> The amount of time lost to driving to the datacenter, waiting for replacement parts to arrive, and scrambling to patch over unexpected failure modes is always much higher than expected.
I don't have this experience at all. Our colo handled almost all work. the only time i ever went to the server farm was to build out whole new racks. Even replacing servers the colo handled for us at good cost.
Our reliability came from software not hardware, though of course we had hundreds of spares sitting by, the defense in depth (multiple datacenters, each datacenter having 2 'brains' which could hotswap, each client multiply backed up on 3-4 machines)...
servers going down were fairly common place, servers dying were commonplace. i think once we had a whole rack outage when the switch died, and we flipped it to the backup.
Yes these things can be done and a lot cheaper than paying AWS.
> Our reliability came from software not hardware, though of course we had hundreds of spares sitting by, the defense in depth (multiple datacenters, each datacenter having 2 'brains' which could hotswap, each client multiply backed up on 3-4 machines)...
Of course, but building and managing the software stack, managing hundreds of spares across locations, spanning across datacenters, having a hotswap backup system is not a simple engineering endeavor.
The only way to reach this point is to invest a very large amount of time into it. It requires additional headcount or to put other work on pause.

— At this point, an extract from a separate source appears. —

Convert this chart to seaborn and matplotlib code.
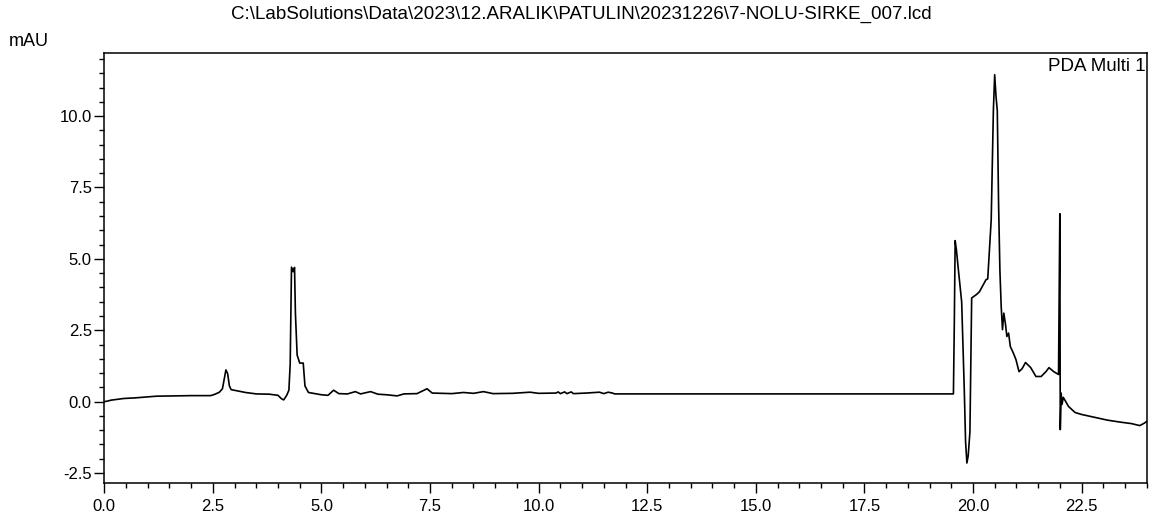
import matplotlib
matplotlib.use("Agg")
import matplotlib.pyplot as plt
from matplotlib.ticker import MultipleLocator, FormatStrFormatter
import seaborn as sns
import pandas as pd

# Retention time (min) and detector signal (mAU)
time_min = [
    0.00, 0.08, 0.15, 0.30, 0.45, 0.70, 0.95, 1.20, 1.60, 2.00, 2.45, 2.55,
    2.65, 2.72, 2.76, 2.80, 2.84, 2.88, 2.92, 3.05, 3.25, 3.50, 3.80, 4.00,
    4.08, 4.13, 4.20, 4.25, 4.28, 4.31, 4.35, 4.38, 4.40, 4.44, 4.50, 4.58,
    4.62, 4.70, 4.85, 5.00, 5.15, 5.28, 5.40, 5.60, 5.78, 5.90, 6.13, 6.30,
    6.50, 6.74, 6.90, 7.20, 7.43, 7.55, 8.00, 8.27, 8.50, 8.73, 8.95, 9.40,
    9.80, 10.00, 10.40, 10.45, 10.50, 10.60, 10.65, 10.75, 10.80, 11.10, 11.40, 11.50,
    11.60, 11.70, 11.75, 19.55, 19.57, 19.59, 19.62, 19.66, 19.74, 19.80, 19.83, 19.86,
    19.89, 19.93, 19.97, 20.08, 20.15, 20.30, 20.34, 20.37, 20.42, 20.47, 20.50, 20.53,
    20.56, 20.59, 20.62, 20.65, 20.68, 20.71, 20.75, 20.78, 20.82, 20.86, 20.93, 20.99,
    21.06, 21.13, 21.21, 21.33, 21.45, 21.57, 21.68, 21.75, 21.86, 21.97, 22.00, 22.01,
    22.03, 22.05, 22.08, 22.20, 22.35, 22.50, 22.65, 22.90, 23.10, 23.40, 23.65, 23.84,
    23.95, 24.00,
]
signal_mau = [
    0.00, 0.02, 0.05, 0.08, 0.11, 0.13, 0.16, 0.19, 0.20, 0.21, 0.21, 0.26,
    0.33, 0.45, 0.78, 1.11, 0.98, 0.55, 0.42, 0.38, 0.32, 0.27, 0.26, 0.22,
    0.10, 0.06, 0.22, 0.40, 1.32, 4.71, 4.55, 4.70, 3.10, 1.63, 1.35, 1.35,
    0.55, 0.32, 0.28, 0.24, 0.22, 0.40, 0.28, 0.27, 0.35, 0.27, 0.35, 0.26,
    0.24, 0.20, 0.27, 0.28, 0.45, 0.30, 0.28, 0.32, 0.29, 0.35, 0.28, 0.29,
    0.33, 0.29, 0.30, 0.34, 0.28, 0.34, 0.28, 0.34, 0.28, 0.30, 0.33, 0.28,
    0.33, 0.30, 0.27, 0.27, 2.68, 5.64, 5.30, 4.68, 3.49, 0.41, -1.41, -2.15,
    -1.90, -1.06, 3.63, 3.75, 3.85, 4.27, 4.30, 5.10, 6.37, 10.20, 11.45, 10.70,
    10.20, 6.90, 4.60, 3.33, 2.52, 3.10, 2.70, 2.28, 2.40, 1.93, 1.70, 1.47,
    1.05, 1.15, 1.37, 1.19, 0.88, 0.88, 1.05, 1.19, 1.05, 0.95, 6.58, -0.98,
    0.30, -0.10, 0.15, -0.17, -0.38, -0.45, -0.50, -0.58, -0.65, -0.72, -0.77, -0.84,
    -0.75, -0.69,
]

title_text = r"C:\LabSolutions\Data\2023\12.ARALIK\PATULIN\20231226\7-NOLU-SIRKE_007.lcd"
unit_label = "mAU"
channel_label = "PDA Multi 1"

df = pd.DataFrame({"time": time_min, "signal": signal_mau})

sns.set_style("ticks")
plt.rcParams["font.family"] = ["Liberation Sans", "DejaVu Sans"]

W, H = 1161, 520
fig = plt.figure(figsize=(W / 100, H / 100), dpi=100)
ax = fig.add_axes([104.3 / W, 1 - 482.7 / H, (1146.7 - 104.3) / W, (482.7 - 53.3) / H])

sns.lineplot(data=df, x="time", y="signal", ax=ax, color="black", linewidth=1.2,
             estimator=None, sort=False)

ax.set_xlim(0, 24.0)
ax.set_ylim(-2.84, 12.2)
ax.xaxis.set_major_locator(MultipleLocator(2.5))
ax.xaxis.set_minor_locator(MultipleLocator(0.5))
ax.yaxis.set_major_locator(MultipleLocator(2.5))
ax.yaxis.set_minor_locator(MultipleLocator(0.5))
ax.xaxis.set_major_formatter(FormatStrFormatter("%.1f"))
ax.yaxis.set_major_formatter(FormatStrFormatter("%.1f"))
ax.set_xlabel("")
ax.set_ylabel("")

for s in ax.spines.values():
    s.set_visible(True)
    s.set_linewidth(1.1)
    s.set_color("black")

ax.tick_params(axis="both", which="major", direction="out", length=7, width=1.0,
               labelsize=12, colors="black")
ax.tick_params(axis="x", which="major", pad=4.5)
ax.tick_params(axis="y", which="major", pad=2)
ax.tick_params(axis="both", which="minor", direction="out", length=3.5, width=1.0,
               colors="black")

fig.text(581 / W, 1 - 14 / H, title_text, ha="center", va="center", fontsize=13.5, color="black")
fig.text(9 / W, 1 - 42 / H, unit_label, ha="left", va="center", fontsize=13, color="black")
ax.text(0.9985, 0.988, channel_label, transform=ax.transAxes, ha="right", va="top",
        fontsize=13.5, color="black")

fig.savefig("out.png", dpi=100)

I was trying to address the type of buildout in this article: Small team, single datacenter, gets the job done but comes with tradeoffs.
The other type of self buildout that you describe is ideal when you have a larger team and extra funds to allocate to putting it all together, managing it, and staffing it. However, once you do that it's not fair to exclude the cost of R&D and the ongoing headcount needs.
It's tempting to sweep it under the rug and call it part of the overall engineering R&D budget, but there is no question a large cost associated with what you described as opposed to spinning up an AWS or Cloudflare account and having access to your battle-tested storage system a few minutes later.
To be fair, what's described here is much more robust than what you get with a simple AWS setup. At a minimum that's a multi-region setup, but if the DCs have different owners I'd even compare it to a multi-cloud setup.
not multi-cloud but multi-infrastructure. Yes there were naturally different owners since there were colos in NY, west coast, netherlands, etc.
not caring about redundancy/reliability is really nice, each healthy HDD is just the same +20TB of pretraining data and every drive lost is the same marginal cost.
When you lose 20 TB of video, where do you get 20 TB of new video to replace it?